I think an alert system of how long spent on the computer that day would really help with my time management. I don't know if an application or script would be what I am looking for. I tried the hamster time tracking panel app, but that is less ideal, because I can forget to get it to start tracking.
posted by LaszloKv to Computers & Internet (8 answers total) 1 user marked this as a favorite
I'm not sure how to create an alert, but running "uptime" in Terminal shows you how long your computer's been running from the last startup. That would be my starting point at least.
posted by aheckler at 9:00 AM on June 1, 2009

Also the command "w" in a terminal will show you what time you logged in.
posted by Luddite at 9:03 AM on June 1, 2009

As a DIY coding project, it's not too hard...

It's easy enough to write a program that runs in the background and pops up an alert periodically. The harder question is how to determine "how long spent on the computer" --- uptime just tells you how long the computer has been on.

xscreensaver has idle information, available to through the libxss API. More convenient would be something like this Python xss module, which you could use to poll the screensaver and record idle status. From that you could put together a pretty good estimate.
posted by qxntpqbbbqxl at 9:24 AM on June 1, 2009

Try zenity for the popup. Something like "zenity --info --text='You have been on the computer for n minutes today.'"

I like the idea of using who/w for time tracking. How about "w | awk '{print $6}'" to get your recent usage? If there are multiple users you might have to grep them out. Call this once a minute and grep for two digits followed by an s (indicating that you've used the machine that many seconds ago). If you do have results in that many seconds, add one to your minute counter. If not, assume you're idle and do nothing. Then open zenity reading your minute counter as often as needed.

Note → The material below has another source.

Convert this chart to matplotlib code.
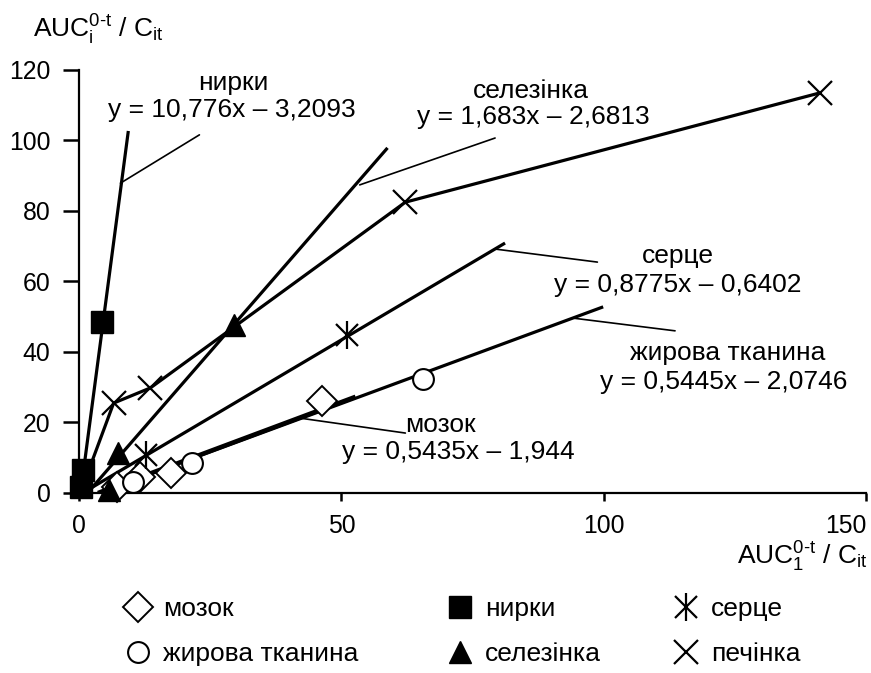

Note that this is the quick and dirty method, and libxss would be better.
posted by valadil at 10:28 AM on June 1, 2009

You could also grep the process list (ps) for programs that you use while working, have that cron'd every 15 minutes or so, and update a tally of 15-min blocks and the equivalent hours (n/4) to a date-based filename.
posted by cowbellemoo at 11:36 AM on June 1, 2009

quick 'n' dirty (slight) expansions on valadil's idea:

zenity --info --text="$(w -h)"
would pop up the relevant w output

to pop up once every 15 minutes, maybe this?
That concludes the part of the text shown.